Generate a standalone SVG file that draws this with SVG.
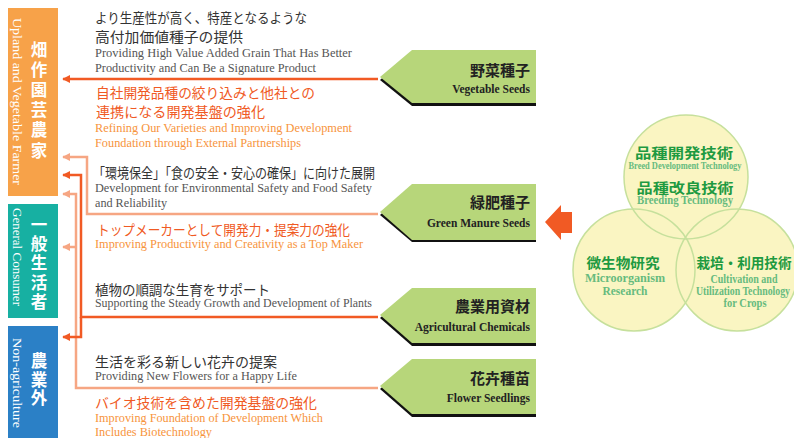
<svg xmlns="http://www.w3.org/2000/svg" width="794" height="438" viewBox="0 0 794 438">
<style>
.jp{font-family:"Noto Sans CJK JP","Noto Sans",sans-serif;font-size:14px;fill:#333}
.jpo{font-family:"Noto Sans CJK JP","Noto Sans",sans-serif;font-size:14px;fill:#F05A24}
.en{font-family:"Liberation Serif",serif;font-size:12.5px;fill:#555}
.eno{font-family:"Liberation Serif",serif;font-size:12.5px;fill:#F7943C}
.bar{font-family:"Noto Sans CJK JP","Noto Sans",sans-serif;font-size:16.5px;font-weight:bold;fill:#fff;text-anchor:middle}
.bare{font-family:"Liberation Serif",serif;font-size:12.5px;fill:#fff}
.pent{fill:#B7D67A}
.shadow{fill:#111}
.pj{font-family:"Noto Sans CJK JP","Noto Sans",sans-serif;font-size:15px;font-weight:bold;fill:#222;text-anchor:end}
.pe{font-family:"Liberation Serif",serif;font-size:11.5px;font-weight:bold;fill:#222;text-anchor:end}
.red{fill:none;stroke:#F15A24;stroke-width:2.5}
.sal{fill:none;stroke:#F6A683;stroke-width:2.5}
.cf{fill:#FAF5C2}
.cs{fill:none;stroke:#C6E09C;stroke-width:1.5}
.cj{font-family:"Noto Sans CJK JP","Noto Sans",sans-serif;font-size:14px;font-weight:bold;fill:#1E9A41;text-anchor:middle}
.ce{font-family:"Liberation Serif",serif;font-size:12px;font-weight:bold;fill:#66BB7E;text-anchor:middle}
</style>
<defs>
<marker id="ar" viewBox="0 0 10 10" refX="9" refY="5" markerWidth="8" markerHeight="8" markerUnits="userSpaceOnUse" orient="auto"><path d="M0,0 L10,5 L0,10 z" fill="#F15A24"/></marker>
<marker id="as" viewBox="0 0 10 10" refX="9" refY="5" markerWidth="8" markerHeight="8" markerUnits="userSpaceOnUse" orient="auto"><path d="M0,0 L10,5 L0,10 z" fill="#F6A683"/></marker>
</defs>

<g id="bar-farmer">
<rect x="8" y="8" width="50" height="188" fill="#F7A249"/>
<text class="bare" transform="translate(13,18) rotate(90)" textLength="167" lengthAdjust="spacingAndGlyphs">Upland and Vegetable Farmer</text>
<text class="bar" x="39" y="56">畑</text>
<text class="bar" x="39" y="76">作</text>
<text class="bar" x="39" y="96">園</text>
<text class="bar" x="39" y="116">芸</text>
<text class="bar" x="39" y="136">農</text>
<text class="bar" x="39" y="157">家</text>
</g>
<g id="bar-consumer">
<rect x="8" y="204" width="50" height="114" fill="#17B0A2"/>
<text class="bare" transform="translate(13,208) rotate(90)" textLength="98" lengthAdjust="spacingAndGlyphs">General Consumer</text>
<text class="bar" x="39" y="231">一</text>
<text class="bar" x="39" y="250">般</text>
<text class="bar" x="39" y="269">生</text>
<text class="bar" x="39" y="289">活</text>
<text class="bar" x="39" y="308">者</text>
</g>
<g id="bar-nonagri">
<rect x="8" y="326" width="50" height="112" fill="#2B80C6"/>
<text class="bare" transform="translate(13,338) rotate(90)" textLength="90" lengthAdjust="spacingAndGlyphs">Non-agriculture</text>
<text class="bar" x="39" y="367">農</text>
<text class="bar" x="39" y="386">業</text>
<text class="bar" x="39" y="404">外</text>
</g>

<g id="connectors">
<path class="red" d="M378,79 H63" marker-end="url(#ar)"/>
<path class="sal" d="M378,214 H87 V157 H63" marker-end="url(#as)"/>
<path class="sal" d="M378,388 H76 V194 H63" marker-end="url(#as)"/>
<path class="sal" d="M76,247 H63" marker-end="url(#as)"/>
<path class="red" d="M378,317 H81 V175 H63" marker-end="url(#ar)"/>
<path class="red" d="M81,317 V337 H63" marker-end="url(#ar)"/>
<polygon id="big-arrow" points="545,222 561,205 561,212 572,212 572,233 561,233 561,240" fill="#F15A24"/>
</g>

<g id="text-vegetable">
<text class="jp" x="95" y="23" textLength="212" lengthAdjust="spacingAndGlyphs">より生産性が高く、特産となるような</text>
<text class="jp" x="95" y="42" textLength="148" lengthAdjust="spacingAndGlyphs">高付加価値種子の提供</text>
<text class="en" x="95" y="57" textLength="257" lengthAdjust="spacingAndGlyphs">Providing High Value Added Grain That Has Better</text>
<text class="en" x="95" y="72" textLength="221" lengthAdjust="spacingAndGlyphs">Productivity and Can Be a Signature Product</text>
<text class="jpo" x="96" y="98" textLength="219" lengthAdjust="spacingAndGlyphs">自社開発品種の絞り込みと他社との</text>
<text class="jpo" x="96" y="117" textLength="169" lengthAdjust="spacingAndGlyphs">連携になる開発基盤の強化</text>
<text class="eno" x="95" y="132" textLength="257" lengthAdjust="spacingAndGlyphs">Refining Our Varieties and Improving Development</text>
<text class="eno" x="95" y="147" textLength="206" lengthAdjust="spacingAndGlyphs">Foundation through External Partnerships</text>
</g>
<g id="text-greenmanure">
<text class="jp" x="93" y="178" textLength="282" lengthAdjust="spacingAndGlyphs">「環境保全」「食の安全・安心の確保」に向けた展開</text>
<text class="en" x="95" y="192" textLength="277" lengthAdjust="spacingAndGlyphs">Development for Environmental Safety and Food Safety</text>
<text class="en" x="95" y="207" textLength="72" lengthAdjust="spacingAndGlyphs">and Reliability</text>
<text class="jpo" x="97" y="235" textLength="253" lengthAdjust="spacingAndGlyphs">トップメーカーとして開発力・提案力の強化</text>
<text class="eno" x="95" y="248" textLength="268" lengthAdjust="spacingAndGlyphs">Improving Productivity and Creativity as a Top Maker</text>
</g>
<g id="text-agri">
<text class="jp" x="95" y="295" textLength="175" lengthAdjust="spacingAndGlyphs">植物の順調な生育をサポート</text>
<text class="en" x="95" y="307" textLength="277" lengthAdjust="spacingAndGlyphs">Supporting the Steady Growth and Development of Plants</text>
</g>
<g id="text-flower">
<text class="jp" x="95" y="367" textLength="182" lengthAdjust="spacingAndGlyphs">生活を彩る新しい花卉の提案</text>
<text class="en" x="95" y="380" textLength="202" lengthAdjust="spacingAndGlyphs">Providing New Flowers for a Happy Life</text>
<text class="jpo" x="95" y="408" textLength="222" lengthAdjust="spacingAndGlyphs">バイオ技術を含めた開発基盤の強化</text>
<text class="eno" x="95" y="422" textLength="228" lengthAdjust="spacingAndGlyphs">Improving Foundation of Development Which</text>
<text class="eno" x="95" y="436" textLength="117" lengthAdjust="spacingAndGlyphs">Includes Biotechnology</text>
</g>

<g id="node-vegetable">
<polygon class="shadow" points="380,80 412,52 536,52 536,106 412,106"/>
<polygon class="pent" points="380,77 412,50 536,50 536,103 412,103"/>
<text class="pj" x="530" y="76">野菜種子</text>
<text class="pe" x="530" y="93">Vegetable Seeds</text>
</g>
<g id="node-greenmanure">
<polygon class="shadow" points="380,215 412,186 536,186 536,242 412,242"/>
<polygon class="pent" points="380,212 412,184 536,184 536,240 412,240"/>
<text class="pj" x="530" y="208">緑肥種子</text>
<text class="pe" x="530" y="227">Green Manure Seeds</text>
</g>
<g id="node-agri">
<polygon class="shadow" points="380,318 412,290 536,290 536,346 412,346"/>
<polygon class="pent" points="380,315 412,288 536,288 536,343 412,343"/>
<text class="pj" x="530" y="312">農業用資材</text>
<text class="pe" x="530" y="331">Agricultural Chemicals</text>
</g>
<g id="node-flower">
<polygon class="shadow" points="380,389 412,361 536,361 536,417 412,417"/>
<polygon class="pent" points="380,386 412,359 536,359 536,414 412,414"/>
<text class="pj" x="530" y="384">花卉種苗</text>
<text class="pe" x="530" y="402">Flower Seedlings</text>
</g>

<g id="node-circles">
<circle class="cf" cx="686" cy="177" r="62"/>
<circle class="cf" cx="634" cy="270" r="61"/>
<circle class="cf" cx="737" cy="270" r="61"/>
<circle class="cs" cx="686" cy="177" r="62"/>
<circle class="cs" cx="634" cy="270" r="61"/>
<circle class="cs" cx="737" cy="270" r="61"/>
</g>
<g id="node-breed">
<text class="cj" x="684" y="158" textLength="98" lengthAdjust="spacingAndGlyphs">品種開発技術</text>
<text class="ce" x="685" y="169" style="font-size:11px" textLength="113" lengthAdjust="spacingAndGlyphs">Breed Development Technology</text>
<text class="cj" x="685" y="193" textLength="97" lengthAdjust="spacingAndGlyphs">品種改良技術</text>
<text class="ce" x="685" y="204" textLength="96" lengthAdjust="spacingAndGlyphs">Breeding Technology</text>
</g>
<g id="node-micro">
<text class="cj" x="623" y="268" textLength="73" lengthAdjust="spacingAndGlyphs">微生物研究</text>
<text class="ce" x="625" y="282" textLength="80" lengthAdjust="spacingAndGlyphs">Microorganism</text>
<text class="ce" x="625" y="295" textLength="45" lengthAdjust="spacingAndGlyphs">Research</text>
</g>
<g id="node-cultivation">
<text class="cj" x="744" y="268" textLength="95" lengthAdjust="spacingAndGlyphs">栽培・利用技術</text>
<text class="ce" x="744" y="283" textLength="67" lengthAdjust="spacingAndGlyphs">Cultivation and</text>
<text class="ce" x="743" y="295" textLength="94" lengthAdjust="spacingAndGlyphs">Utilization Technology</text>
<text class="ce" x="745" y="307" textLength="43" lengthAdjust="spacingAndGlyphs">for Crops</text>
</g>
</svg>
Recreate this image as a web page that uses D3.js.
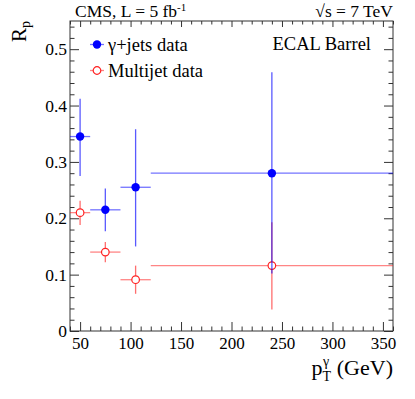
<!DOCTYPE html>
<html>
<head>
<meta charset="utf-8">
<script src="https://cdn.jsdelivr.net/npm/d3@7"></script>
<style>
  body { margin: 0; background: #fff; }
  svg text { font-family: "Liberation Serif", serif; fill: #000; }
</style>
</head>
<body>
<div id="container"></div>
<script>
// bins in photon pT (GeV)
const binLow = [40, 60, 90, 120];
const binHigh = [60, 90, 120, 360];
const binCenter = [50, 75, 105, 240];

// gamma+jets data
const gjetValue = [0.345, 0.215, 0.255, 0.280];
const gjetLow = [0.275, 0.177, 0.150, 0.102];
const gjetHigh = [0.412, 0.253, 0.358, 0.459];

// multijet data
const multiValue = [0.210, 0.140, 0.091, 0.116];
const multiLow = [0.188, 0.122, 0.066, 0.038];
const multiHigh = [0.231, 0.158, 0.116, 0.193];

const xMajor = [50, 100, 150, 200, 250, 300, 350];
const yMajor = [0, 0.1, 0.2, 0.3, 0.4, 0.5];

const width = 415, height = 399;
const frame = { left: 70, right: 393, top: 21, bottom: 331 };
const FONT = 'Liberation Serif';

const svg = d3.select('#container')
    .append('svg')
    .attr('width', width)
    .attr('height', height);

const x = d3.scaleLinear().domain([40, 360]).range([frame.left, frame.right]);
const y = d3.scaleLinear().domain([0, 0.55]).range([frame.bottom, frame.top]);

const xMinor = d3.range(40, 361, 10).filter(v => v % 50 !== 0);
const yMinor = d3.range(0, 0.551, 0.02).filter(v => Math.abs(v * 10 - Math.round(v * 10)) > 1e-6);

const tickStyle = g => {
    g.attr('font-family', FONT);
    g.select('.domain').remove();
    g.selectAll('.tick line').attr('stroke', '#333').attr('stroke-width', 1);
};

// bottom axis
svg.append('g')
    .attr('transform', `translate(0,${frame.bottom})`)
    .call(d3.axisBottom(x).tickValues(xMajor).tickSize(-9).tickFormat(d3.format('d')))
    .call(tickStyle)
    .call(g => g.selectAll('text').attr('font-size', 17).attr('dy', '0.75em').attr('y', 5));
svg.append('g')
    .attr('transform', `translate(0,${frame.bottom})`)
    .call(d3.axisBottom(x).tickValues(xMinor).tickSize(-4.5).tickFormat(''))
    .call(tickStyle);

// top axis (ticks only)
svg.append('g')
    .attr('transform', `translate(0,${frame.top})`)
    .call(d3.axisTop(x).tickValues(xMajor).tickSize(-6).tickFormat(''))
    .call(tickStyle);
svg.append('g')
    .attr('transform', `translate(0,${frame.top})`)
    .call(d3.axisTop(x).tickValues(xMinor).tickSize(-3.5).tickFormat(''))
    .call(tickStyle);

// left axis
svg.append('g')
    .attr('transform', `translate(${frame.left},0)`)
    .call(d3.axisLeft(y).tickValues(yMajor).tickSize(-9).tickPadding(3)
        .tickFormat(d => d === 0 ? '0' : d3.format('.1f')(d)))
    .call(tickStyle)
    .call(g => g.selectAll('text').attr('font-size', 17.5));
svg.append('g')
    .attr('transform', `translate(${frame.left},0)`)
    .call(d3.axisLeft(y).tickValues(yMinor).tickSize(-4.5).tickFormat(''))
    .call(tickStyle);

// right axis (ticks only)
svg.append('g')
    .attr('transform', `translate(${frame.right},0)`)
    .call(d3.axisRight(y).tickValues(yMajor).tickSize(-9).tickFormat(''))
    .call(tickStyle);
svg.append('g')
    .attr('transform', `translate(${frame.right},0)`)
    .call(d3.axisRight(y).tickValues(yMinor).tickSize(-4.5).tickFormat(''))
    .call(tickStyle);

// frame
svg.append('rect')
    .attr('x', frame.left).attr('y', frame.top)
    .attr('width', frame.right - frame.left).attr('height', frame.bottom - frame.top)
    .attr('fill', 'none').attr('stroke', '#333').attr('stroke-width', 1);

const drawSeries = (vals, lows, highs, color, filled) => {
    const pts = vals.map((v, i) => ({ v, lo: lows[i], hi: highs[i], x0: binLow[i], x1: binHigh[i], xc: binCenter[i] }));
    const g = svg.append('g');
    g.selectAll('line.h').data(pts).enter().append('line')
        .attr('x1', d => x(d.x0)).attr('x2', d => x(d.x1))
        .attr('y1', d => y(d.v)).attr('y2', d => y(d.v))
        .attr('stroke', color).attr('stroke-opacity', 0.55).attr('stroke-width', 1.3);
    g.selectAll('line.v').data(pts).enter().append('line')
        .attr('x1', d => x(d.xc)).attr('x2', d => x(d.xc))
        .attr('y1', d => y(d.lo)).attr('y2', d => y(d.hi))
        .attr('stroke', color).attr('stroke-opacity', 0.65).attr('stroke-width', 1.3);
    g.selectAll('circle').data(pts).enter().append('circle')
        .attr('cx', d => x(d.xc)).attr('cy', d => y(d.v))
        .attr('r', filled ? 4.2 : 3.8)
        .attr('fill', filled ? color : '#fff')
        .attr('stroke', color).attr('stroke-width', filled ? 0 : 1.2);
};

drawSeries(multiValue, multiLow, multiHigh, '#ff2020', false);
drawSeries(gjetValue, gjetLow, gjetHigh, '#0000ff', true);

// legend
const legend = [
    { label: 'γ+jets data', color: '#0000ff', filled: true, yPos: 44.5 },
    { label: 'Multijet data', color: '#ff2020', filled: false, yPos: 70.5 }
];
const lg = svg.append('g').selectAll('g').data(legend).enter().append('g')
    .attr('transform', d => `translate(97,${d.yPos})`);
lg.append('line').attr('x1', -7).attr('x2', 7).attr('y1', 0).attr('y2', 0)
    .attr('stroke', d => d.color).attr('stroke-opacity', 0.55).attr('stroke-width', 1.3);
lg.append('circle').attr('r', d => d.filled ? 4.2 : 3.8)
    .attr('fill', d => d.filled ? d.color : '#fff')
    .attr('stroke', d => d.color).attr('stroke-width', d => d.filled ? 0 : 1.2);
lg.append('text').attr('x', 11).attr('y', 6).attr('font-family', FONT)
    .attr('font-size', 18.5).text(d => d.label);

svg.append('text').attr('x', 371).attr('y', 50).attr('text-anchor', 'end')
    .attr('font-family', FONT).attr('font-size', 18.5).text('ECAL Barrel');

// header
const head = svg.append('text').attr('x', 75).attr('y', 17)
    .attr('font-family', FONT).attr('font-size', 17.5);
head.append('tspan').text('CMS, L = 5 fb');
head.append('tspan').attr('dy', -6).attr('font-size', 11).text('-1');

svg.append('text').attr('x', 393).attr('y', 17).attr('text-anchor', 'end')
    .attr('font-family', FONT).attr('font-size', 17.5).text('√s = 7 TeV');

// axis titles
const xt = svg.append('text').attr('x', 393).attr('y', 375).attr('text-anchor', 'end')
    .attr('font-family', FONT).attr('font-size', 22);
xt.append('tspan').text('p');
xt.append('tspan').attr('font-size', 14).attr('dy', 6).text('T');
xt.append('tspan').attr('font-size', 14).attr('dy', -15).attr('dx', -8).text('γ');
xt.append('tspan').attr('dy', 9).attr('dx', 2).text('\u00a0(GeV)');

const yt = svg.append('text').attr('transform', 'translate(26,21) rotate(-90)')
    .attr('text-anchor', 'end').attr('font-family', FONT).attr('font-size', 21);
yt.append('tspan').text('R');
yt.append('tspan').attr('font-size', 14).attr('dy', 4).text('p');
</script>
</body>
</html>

══════════════════════════════

From the listing, copy each line containing the word "this".

■ Final result
Generate a standalone SVG file that draws this with SVG.
Recreate this image as a web page that uses D3.js.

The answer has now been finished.